= Given entries =
☆ ☆ ☆ ☆

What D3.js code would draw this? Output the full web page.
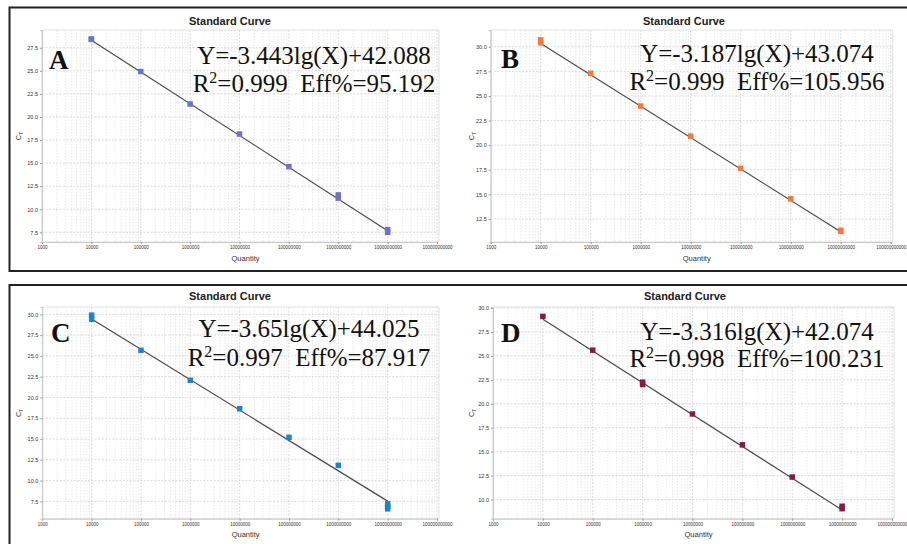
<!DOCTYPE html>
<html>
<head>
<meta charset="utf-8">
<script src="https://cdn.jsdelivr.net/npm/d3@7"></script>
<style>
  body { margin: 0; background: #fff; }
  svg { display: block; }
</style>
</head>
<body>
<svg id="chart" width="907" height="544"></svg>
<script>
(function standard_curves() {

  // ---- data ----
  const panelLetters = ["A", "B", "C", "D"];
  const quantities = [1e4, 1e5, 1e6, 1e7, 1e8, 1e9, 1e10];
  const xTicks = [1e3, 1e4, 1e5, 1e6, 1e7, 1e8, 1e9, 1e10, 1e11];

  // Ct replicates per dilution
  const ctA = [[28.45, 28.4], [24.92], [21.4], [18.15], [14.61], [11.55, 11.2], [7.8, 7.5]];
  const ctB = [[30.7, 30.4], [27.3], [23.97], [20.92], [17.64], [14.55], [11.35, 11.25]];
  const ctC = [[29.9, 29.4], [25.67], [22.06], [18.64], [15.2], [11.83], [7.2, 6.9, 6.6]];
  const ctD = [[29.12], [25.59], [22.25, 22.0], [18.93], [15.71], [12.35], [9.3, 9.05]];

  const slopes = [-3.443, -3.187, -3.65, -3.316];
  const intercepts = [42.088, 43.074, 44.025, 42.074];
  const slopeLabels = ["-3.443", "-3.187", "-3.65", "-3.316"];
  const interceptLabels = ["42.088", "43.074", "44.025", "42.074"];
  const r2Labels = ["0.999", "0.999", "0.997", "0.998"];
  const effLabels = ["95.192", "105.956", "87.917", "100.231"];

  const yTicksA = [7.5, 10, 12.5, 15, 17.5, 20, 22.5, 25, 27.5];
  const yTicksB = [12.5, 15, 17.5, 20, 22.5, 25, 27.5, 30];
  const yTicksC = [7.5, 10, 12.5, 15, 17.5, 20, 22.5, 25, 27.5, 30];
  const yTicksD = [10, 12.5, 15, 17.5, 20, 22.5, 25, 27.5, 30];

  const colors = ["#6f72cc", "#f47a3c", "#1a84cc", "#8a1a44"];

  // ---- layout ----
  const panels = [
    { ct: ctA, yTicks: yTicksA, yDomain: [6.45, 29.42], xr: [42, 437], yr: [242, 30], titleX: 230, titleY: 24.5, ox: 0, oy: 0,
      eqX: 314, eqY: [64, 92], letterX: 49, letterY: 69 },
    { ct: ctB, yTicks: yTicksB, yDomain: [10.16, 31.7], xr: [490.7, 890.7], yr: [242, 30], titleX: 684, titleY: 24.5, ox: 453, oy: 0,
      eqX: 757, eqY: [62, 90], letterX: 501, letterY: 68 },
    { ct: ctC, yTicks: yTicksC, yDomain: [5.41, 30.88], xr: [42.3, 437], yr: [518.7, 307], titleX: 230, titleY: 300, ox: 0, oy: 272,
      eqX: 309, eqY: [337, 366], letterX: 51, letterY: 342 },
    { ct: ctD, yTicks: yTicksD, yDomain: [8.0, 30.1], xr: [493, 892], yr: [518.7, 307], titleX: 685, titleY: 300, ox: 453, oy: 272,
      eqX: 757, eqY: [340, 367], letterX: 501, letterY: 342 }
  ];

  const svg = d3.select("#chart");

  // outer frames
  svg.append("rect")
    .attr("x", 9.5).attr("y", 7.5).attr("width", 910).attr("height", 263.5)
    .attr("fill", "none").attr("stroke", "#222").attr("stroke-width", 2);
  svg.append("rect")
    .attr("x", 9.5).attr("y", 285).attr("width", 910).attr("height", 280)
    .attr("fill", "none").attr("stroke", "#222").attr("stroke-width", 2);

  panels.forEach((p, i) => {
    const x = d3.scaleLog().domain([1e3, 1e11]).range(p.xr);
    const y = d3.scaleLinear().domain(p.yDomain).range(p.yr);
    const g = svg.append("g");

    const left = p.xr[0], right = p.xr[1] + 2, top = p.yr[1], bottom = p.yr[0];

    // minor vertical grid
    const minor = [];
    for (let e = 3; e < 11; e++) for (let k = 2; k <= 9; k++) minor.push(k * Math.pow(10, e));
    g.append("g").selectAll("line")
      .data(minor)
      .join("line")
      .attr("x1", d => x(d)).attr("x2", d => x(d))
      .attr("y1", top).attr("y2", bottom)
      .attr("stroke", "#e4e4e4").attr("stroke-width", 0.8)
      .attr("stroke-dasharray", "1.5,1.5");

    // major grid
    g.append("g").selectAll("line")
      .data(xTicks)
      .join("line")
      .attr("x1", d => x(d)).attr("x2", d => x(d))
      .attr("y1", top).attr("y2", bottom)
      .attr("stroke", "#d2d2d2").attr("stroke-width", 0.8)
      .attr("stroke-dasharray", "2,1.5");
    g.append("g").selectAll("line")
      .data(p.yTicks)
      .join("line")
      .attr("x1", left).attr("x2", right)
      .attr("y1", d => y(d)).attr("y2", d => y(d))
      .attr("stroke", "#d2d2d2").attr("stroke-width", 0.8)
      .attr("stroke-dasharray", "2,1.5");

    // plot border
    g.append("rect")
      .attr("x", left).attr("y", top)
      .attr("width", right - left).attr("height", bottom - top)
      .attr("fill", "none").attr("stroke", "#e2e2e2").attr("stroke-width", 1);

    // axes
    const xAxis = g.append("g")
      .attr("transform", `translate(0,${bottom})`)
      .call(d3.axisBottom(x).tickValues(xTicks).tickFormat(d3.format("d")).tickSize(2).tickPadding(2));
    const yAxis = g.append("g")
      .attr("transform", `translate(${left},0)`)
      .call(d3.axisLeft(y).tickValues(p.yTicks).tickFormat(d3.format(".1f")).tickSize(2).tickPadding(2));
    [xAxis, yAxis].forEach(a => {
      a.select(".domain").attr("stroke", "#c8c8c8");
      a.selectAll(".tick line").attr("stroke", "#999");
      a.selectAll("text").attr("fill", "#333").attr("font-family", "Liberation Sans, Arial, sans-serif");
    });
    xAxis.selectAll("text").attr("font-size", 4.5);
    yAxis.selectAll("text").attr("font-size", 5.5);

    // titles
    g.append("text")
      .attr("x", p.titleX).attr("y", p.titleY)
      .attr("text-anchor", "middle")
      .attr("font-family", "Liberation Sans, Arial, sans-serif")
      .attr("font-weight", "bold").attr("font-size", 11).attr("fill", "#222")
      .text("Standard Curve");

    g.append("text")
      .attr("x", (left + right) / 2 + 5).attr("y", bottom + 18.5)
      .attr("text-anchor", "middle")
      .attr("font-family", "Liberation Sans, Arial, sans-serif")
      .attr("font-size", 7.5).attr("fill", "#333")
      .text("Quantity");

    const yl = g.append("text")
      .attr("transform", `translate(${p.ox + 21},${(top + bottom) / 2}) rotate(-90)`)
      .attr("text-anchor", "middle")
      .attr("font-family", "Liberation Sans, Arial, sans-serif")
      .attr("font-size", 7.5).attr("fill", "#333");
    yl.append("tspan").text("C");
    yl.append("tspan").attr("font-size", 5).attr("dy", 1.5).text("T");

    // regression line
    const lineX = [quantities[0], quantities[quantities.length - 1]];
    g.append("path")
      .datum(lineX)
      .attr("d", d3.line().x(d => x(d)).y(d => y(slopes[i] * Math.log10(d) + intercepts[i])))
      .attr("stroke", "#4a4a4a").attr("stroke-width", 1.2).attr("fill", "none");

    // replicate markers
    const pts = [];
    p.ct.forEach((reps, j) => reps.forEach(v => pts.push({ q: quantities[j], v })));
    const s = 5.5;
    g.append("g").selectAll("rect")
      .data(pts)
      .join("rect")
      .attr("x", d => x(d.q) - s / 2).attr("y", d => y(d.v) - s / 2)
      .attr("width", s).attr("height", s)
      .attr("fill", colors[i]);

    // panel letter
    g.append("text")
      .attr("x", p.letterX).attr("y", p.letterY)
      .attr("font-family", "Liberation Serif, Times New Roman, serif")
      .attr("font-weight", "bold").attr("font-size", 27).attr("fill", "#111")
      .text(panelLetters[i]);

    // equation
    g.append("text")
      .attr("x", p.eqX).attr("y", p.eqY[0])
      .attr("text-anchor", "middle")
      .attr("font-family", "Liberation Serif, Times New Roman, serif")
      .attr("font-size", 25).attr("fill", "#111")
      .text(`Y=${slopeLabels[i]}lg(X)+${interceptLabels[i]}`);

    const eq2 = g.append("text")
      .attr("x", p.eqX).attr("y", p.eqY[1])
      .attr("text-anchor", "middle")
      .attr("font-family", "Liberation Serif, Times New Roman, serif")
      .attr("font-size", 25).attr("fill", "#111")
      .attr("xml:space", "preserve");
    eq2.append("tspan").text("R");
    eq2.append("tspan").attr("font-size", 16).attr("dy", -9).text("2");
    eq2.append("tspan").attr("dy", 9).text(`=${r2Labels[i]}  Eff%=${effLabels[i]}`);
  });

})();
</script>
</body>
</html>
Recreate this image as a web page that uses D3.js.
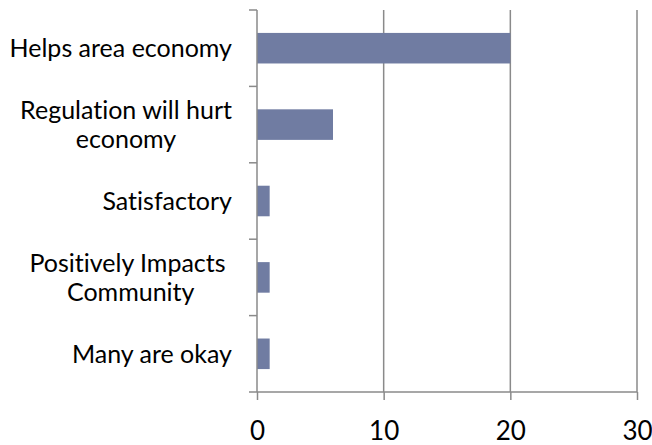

☆ ☆ ☆ ☆

= Task statement =
Pictures are excluded: retype only the lines from the beginning of the listing above through the line with "[12.35], [9.3, 9.05]];", both included.

= Finished task =
What D3.js code would draw this? Output the full web page.
<!DOCTYPE html>
<html>
<head>
<meta charset="utf-8">
<script src="https://cdn.jsdelivr.net/npm/d3@7"></script>
<style>
  body { margin: 0; background: #fff; }
  svg { display: block; }
</style>
</head>
<body>
<svg id="chart" width="907" height="544"></svg>
<script>
(function standard_curves() {

  // ---- data ----
  const panelLetters = ["A", "B", "C", "D"];
  const quantities = [1e4, 1e5, 1e6, 1e7, 1e8, 1e9, 1e10];
  const xTicks = [1e3, 1e4, 1e5, 1e6, 1e7, 1e8, 1e9, 1e10, 1e11];

  // Ct replicates per dilution
  const ctA = [[28.45, 28.4], [24.92], [21.4], [18.15], [14.61], [11.55, 11.2], [7.8, 7.5]];
  const ctB = [[30.7, 30.4], [27.3], [23.97], [20.92], [17.64], [14.55], [11.35, 11.25]];
  const ctC = [[29.9, 29.4], [25.67], [22.06], [18.64], [15.2], [11.83], [7.2, 6.9, 6.6]];
  const ctD = [[29.12], [25.59], [22.25, 22.0], [18.93], [15.71], [12.35], [9.3, 9.05]];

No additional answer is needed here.